▶ RECORDS FOR THE EXERCISE
((
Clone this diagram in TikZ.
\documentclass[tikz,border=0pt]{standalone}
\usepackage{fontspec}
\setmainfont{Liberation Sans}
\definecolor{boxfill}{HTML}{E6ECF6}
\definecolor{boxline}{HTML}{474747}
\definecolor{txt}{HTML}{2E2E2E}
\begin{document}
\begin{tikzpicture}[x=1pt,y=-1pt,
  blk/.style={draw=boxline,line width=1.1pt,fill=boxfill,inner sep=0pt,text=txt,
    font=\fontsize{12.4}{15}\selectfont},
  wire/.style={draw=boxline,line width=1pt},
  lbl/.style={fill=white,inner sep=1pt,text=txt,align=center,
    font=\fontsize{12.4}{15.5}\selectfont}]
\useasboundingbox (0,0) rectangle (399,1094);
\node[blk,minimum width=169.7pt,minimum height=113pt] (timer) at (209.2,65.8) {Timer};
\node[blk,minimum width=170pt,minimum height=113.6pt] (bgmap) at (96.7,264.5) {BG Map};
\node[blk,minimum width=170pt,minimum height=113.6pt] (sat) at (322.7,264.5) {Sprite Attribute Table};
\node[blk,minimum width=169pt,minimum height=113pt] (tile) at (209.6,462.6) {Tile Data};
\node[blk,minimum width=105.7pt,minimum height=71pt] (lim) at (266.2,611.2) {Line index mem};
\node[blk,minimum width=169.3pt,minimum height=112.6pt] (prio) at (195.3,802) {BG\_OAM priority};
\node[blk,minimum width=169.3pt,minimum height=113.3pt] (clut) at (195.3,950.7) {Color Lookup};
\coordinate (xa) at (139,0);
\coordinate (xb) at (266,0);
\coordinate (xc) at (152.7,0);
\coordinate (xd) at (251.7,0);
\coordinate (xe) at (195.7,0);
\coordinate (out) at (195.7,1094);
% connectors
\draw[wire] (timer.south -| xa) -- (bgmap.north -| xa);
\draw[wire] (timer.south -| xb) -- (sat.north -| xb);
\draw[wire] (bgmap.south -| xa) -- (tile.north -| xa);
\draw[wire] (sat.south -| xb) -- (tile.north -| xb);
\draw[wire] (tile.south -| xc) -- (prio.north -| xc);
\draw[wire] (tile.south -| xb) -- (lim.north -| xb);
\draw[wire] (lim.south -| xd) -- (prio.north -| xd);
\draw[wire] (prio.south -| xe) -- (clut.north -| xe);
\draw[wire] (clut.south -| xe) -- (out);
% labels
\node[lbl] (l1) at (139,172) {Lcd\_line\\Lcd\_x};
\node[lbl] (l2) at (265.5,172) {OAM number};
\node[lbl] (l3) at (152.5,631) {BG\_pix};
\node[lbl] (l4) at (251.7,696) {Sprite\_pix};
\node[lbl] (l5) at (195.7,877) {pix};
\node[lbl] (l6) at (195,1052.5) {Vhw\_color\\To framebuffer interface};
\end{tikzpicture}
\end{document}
))
((
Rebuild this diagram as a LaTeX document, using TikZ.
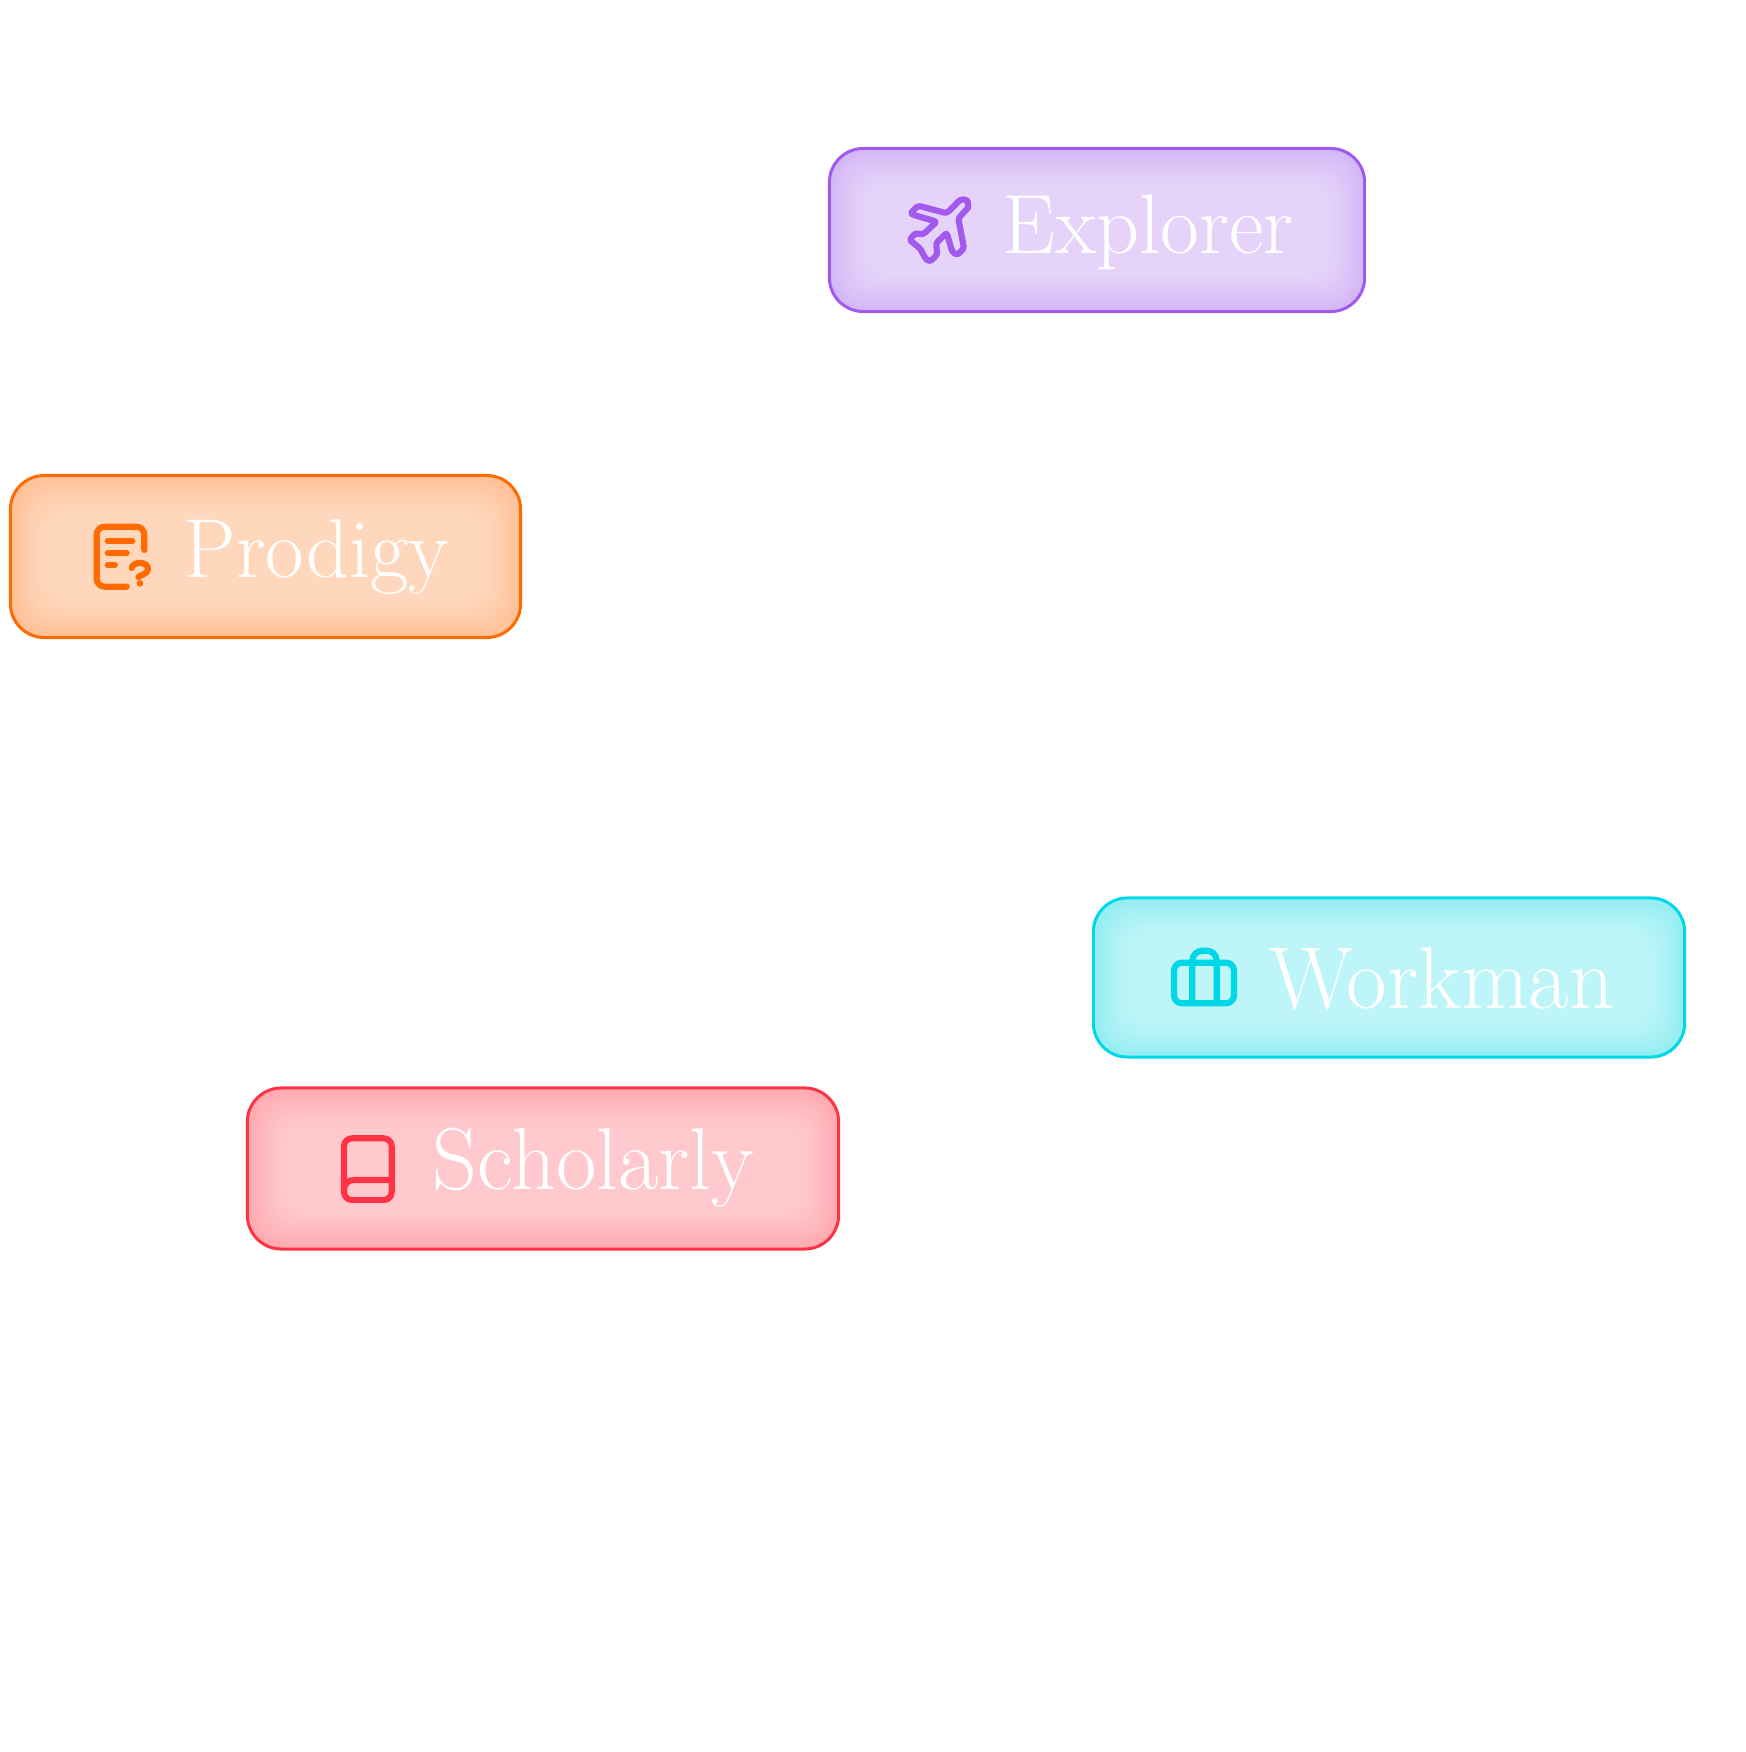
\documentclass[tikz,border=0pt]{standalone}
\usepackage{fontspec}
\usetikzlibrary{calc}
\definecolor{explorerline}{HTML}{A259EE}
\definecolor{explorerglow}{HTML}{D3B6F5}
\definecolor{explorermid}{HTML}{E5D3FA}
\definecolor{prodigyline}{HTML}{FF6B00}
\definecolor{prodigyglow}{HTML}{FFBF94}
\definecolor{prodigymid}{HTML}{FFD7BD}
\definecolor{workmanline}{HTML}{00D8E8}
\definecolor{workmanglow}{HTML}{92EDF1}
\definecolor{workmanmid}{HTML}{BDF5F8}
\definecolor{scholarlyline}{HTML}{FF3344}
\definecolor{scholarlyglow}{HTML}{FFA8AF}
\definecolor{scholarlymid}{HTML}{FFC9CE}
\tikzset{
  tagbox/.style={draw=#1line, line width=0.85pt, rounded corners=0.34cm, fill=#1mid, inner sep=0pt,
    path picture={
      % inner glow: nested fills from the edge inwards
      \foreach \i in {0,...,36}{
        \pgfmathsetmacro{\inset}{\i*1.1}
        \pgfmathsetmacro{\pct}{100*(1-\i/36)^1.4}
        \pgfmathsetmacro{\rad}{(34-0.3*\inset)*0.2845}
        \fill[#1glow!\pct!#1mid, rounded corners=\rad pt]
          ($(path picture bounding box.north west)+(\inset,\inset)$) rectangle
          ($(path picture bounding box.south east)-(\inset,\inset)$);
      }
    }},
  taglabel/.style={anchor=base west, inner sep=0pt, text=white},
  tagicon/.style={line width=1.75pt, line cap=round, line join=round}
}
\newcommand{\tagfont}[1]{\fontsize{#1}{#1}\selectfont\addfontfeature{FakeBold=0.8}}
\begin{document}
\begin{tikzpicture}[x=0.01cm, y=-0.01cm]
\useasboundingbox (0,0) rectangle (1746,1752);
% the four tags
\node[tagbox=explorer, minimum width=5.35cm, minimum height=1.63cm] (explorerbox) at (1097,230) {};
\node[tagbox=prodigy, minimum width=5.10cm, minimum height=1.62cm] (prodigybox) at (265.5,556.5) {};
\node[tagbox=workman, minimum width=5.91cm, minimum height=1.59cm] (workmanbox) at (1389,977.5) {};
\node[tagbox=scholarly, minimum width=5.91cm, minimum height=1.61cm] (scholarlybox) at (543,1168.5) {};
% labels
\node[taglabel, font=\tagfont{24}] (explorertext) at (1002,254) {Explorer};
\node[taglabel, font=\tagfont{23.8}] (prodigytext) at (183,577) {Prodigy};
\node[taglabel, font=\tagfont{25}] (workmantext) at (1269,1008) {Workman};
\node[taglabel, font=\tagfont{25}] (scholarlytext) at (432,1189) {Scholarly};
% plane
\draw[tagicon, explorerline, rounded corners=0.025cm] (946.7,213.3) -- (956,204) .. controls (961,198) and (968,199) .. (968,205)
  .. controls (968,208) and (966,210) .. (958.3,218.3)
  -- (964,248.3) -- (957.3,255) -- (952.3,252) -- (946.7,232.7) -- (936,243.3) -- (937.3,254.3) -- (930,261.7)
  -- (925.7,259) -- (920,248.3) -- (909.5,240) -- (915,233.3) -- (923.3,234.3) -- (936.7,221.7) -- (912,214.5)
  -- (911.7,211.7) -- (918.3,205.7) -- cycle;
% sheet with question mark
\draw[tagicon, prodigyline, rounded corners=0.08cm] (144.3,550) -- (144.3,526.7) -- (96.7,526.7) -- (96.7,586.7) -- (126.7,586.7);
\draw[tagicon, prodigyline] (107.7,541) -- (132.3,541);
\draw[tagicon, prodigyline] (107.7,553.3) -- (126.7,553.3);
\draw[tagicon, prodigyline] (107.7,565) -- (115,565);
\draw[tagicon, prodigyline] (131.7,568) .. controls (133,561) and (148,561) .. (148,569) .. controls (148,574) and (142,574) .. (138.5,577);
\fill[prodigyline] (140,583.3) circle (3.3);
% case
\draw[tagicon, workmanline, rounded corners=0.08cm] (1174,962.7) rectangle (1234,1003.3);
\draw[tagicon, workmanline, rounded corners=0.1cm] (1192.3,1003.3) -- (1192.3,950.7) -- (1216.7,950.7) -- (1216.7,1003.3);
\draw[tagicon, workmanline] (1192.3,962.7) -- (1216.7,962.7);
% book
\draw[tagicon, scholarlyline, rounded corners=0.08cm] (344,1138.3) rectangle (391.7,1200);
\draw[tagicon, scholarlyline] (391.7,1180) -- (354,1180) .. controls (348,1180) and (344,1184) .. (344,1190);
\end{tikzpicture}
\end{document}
))
▶ WHAT IS REQUIRED
All lines holding the word "this" should be picked out and copied.

▶ SOLUTION TO THE EXERCISE
Clone this diagram in TikZ.
Rebuild this diagram as a LaTeX document, using TikZ.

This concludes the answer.